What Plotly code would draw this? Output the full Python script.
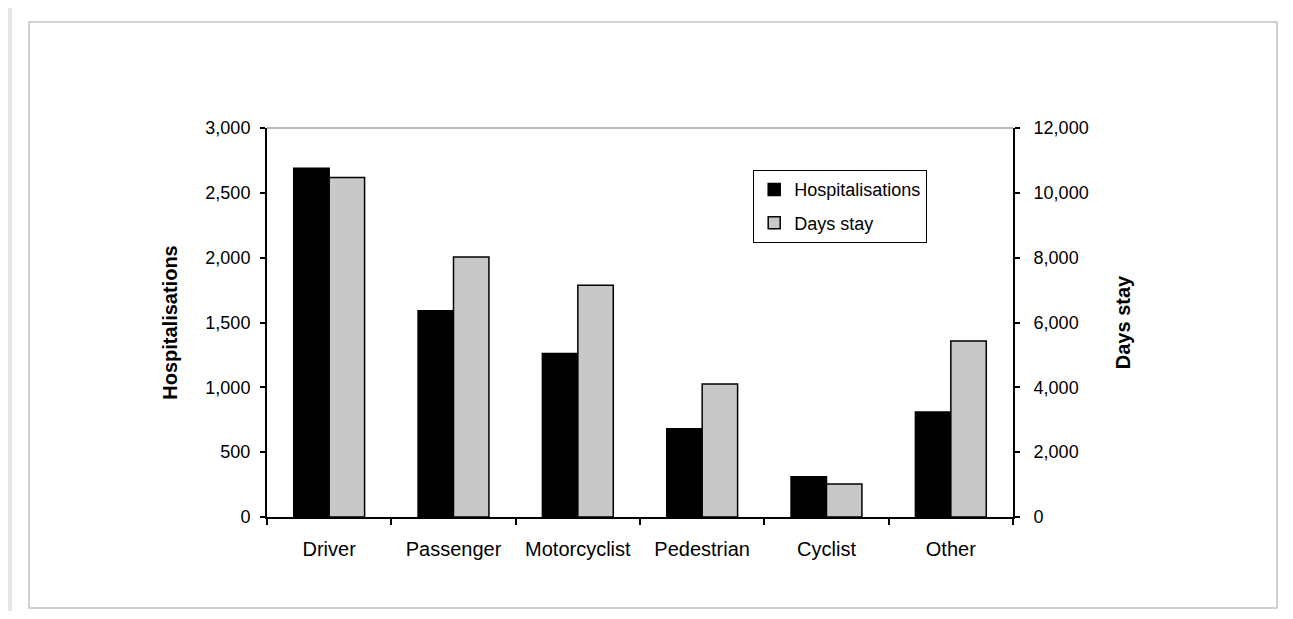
import plotly.graph_objects as go

categories = ["Driver", "Passenger", "Motorcyclist", "Pedestrian", "Cyclist", "Other"]
hospitalisations = [2690, 1590, 1260, 680, 310, 810]
days_stay = [10470, 8020, 7150, 4100, 1020, 5430]
hosp_ticks = [0, 500, 1000, 1500, 2000, 2500, 3000]
days_ticks = [0, 2000, 4000, 6000, 8000, 10000, 12000]

OFF = 8  # page body margin of the browser
W, H = 1293 - 2 * OFF, 619 - 2 * OFF
# plot area in screen pixels -> figure pixels
L, R, T, B = 267 - OFF, 1013 - OFF, 128 - OFF, 517 - OFF


def px(x):
    """screen x -> paper x"""
    return (x - OFF - L) / (R - L)


def py(y):
    """screen y -> paper y"""
    return (B - (y - OFF)) / (B - T)


FONT = "Liberation Sans, Arial, sans-serif"

fig = go.Figure()
fig.add_trace(go.Bar(
    x=categories, y=hospitalisations, name="Hospitalisations",
    marker=dict(color="#000000", line=dict(color="#000000", width=1.5)),
    offsetgroup="a", legendgroup="a",
))
fig.add_trace(go.Bar(
    x=categories, y=days_stay, name="Days stay", yaxis="y2",
    marker=dict(color="#c8c8c8", line=dict(color="#000000", width=1.5)),
    offsetgroup="b", legendgroup="b",
))

fig.update_layout(
    width=W, height=H, autosize=False,
    margin=dict(l=L, r=W - R, t=T, b=H - B, pad=0),
    paper_bgcolor="#ffffff", plot_bgcolor="#ffffff",
    font=dict(family=FONT, size=18, color="#000000"),
    barmode="group", bargap=0.43, bargroupgap=0,
    xaxis=dict(
        showline=True, linecolor="#000000", linewidth=2,
        ticks="outside", tickson="boundaries", ticklen=6, tickwidth=1.5, tickcolor="#000000",
        tickfont=dict(size=20), ticklabelstandoff=13, showgrid=False, zeroline=False,
    ),
    yaxis=dict(
        range=[0, 3000], tickvals=hosp_ticks, tickformat=",",
        showline=True, linecolor="#000000", linewidth=2,
        ticks="outside", ticklen=5, tickwidth=1.5, tickcolor="#000000",
        ticklabelstandoff=6, showgrid=False, zeroline=False,
        title=dict(text="<b>Hospitalisations</b>", font=dict(size=20), standoff=22),
    ),
    yaxis2=dict(
        overlaying="y", side="right",
        range=[0, 12000], tickvals=days_ticks, tickformat=",",
        showline=True, linecolor="#000000", linewidth=2,
        ticks="outside", ticklen=5, tickwidth=1.5, tickcolor="#000000",
        ticklabelstandoff=10, showgrid=False, zeroline=False,
        title=dict(text="<b>Days stay</b>", font=dict(size=20), standoff=28),
    ),
    legend=dict(
        x=px(753), y=py(170), xanchor="left", yanchor="top",
        bgcolor="#ffffff", bordercolor="#000000", borderwidth=1.2,
        font=dict(size=18), traceorder="grouped", tracegroupgap=7,
    ),
    showlegend=True,
    shapes=[
        # grey page strips (left and top) of the reference
        dict(type="rect", xref="paper", yref="paper", layer="below",
             x0=px(0), x1=px(12), y0=py(640), y1=py(0),
             fillcolor="#e6e7e9", line=dict(width=0)),
        dict(type="rect", xref="paper", yref="paper", layer="below",
             x0=px(0), x1=px(1300), y0=py(7), y1=py(0),
             fillcolor="#e6e7e9", line=dict(width=0)),
        # panel border
        dict(type="rect", xref="paper", yref="paper", layer="below",
             x0=px(29), x1=px(1277), y0=py(608), y1=py(22),
             fillcolor="rgba(0,0,0,0)", line=dict(color="#c3c3c3", width=1.5)),
        # grey top edge of plot area
        dict(type="line", xref="paper", yref="paper", layer="above",
             x0=0, x1=1, y0=1, y1=1, line=dict(color="#a0a0a0", width=1.5)),
    ],
)

fig.write_html("out.html")
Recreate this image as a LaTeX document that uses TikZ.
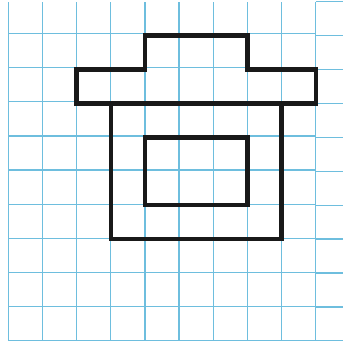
\documentclass[tikz,border=0pt]{standalone}
\definecolor{gridblue}{RGB}{110,190,222}
\begin{document}
\begin{tikzpicture}[x=1cm,y=0.993cm]
\tikzstyle{gridline}=[draw=gridblue,line width=1pt]
\tikzstyle{outline}=[draw=black!90,line width=3.6pt]
\useasboundingbox (-0.243,-0.03) rectangle (9.80,10.05);
%
\path[gridline] (0,0) grid (9,10);
\path[gridline] (9,0) -- (9.80,0) (9,1) -- (9.80,1) (9,2) -- (9.80,2)
  (9,3) -- (9.80,3) (9,4) -- (9.80,4) (9,5) -- (9.80,5) (9,6) -- (9.80,6)
  (9,7) -- (9.80,7) (9,8) -- (9.80,8) (9,9) -- (9.80,9) (9,10) -- (9.80,10);
%
\path[outline] (2,7) -- (2,8) -- (4,8) -- (4,9) -- (7,9) -- (7,8) -- (9,8) -- (9,7) -- cycle;
\path[outline] (3,7) rectangle (8,3);
\path[outline] (4,6) rectangle (7,4);
\end{tikzpicture}
\end{document}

**What is being asked:** Pictures are excluded; copy every other part of the records exactly.

**Written answer:**
What Plotly code would draw this? Output the full Python script.
import plotly.graph_objects as go

categories = ["Driver", "Passenger", "Motorcyclist", "Pedestrian", "Cyclist", "Other"]
hospitalisations = [2690, 1590, 1260, 680, 310, 810]
days_stay = [10470, 8020, 7150, 4100, 1020, 5430]
hosp_ticks = [0, 500, 1000, 1500, 2000, 2500, 3000]
days_ticks = [0, 2000, 4000, 6000, 8000, 10000, 12000]

OFF = 8  # page body margin of the browser
W, H = 1293 - 2 * OFF, 619 - 2 * OFF
# plot area in screen pixels -> figure pixels
L, R, T, B = 267 - OFF, 1013 - OFF, 128 - OFF, 517 - OFF


def px(x):
    """screen x -> paper x"""
    return (x - OFF - L) / (R - L)


def py(y):
    """screen y -> paper y"""
    return (B - (y - OFF)) / (B - T)


FONT = "Liberation Sans, Arial, sans-serif"

fig = go.Figure()
fig.add_trace(go.Bar(
    x=categories, y=hospitalisations, name="Hospitalisations",
    marker=dict(color="#000000", line=dict(color="#000000", width=1.5)),
    offsetgroup="a", legendgroup="a",
))
fig.add_trace(go.Bar(
    x=categories, y=days_stay, name="Days stay", yaxis="y2",
    marker=dict(color="#c8c8c8", line=dict(color="#000000", width=1.5)),
    offsetgroup="b", legendgroup="b",
))

fig.update_layout(
    width=W, height=H, autosize=False,
    margin=dict(l=L, r=W - R, t=T, b=H - B, pad=0),
    paper_bgcolor="#ffffff", plot_bgcolor="#ffffff",
    font=dict(family=FONT, size=18, color="#000000"),
    barmode="group", bargap=0.43, bargroupgap=0,
    xaxis=dict(
        showline=True, linecolor="#000000", linewidth=2,
        ticks="outside", tickson="boundaries", ticklen=6, tickwidth=1.5, tickcolor="#000000",
        tickfont=dict(size=20), ticklabelstandoff=13, showgrid=False, zeroline=False,
    ),
    yaxis=dict(
        range=[0, 3000], tickvals=hosp_ticks, tickformat=",",
        showline=True, linecolor="#000000", linewidth=2,
        ticks="outside", ticklen=5, tickwidth=1.5, tickcolor="#000000",
        ticklabelstandoff=6, showgrid=False, zeroline=False,
        title=dict(text="<b>Hospitalisations</b>", font=dict(size=20), standoff=22),
    ),
    yaxis2=dict(
        overlaying="y", side="right",
        range=[0, 12000], tickvals=days_ticks, tickformat=",",
        showline=True, linecolor="#000000", linewidth=2,
        ticks="outside", ticklen=5, tickwidth=1.5, tickcolor="#000000",
        ticklabelstandoff=10, showgrid=False, zeroline=False,
        title=dict(text="<b>Days stay</b>", font=dict(size=20), standoff=28),
    ),
    legend=dict(
        x=px(753), y=py(170), xanchor="left", yanchor="top",
        bgcolor="#ffffff", bordercolor="#000000", borderwidth=1.2,
        font=dict(size=18), traceorder="grouped", tracegroupgap=7,
    ),
    showlegend=True,
    shapes=[
        # grey page strips (left and top) of the reference
        dict(type="rect", xref="paper", yref="paper", layer="below",
             x0=px(0), x1=px(12), y0=py(640), y1=py(0),
             fillcolor="#e6e7e9", line=dict(width=0)),
        dict(type="rect", xref="paper", yref="paper", layer="below",
             x0=px(0), x1=px(1300), y0=py(7), y1=py(0),
             fillcolor="#e6e7e9", line=dict(width=0)),
        # panel border
        dict(type="rect", xref="paper", yref="paper", layer="below",
             x0=px(29), x1=px(1277), y0=py(608), y1=py(22),
             fillcolor="rgba(0,0,0,0)", line=dict(color="#c3c3c3", width=1.5)),
        # grey top edge of plot area
        dict(type="line", xref="paper", yref="paper", layer="above",
             x0=0, x1=1, y0=1, y1=1, line=dict(color="#a0a0a0", width=1.5)),
    ],
)

fig.write_html("out.html")
Recreate this image as a LaTeX document that uses TikZ.
\documentclass[tikz,border=0pt]{standalone}
\definecolor{gridblue}{RGB}{110,190,222}
\begin{document}
\begin{tikzpicture}[x=1cm,y=0.993cm]
\tikzstyle{gridline}=[draw=gridblue,line width=1pt]
\tikzstyle{outline}=[draw=black!90,line width=3.6pt]
\useasboundingbox (-0.243,-0.03) rectangle (9.80,10.05);
%
\path[gridline] (0,0) grid (9,10);
\path[gridline] (9,0) -- (9.80,0) (9,1) -- (9.80,1) (9,2) -- (9.80,2)
  (9,3) -- (9.80,3) (9,4) -- (9.80,4) (9,5) -- (9.80,5) (9,6) -- (9.80,6)
  (9,7) -- (9.80,7) (9,8) -- (9.80,8) (9,9) -- (9.80,9) (9,10) -- (9.80,10);
%
\path[outline] (2,7) -- (2,8) -- (4,8) -- (4,9) -- (7,9) -- (7,8) -- (9,8) -- (9,7) -- cycle;
\path[outline] (3,7) rectangle (8,3);
\path[outline] (4,6) rectangle (7,4);
\end{tikzpicture}
\end{document}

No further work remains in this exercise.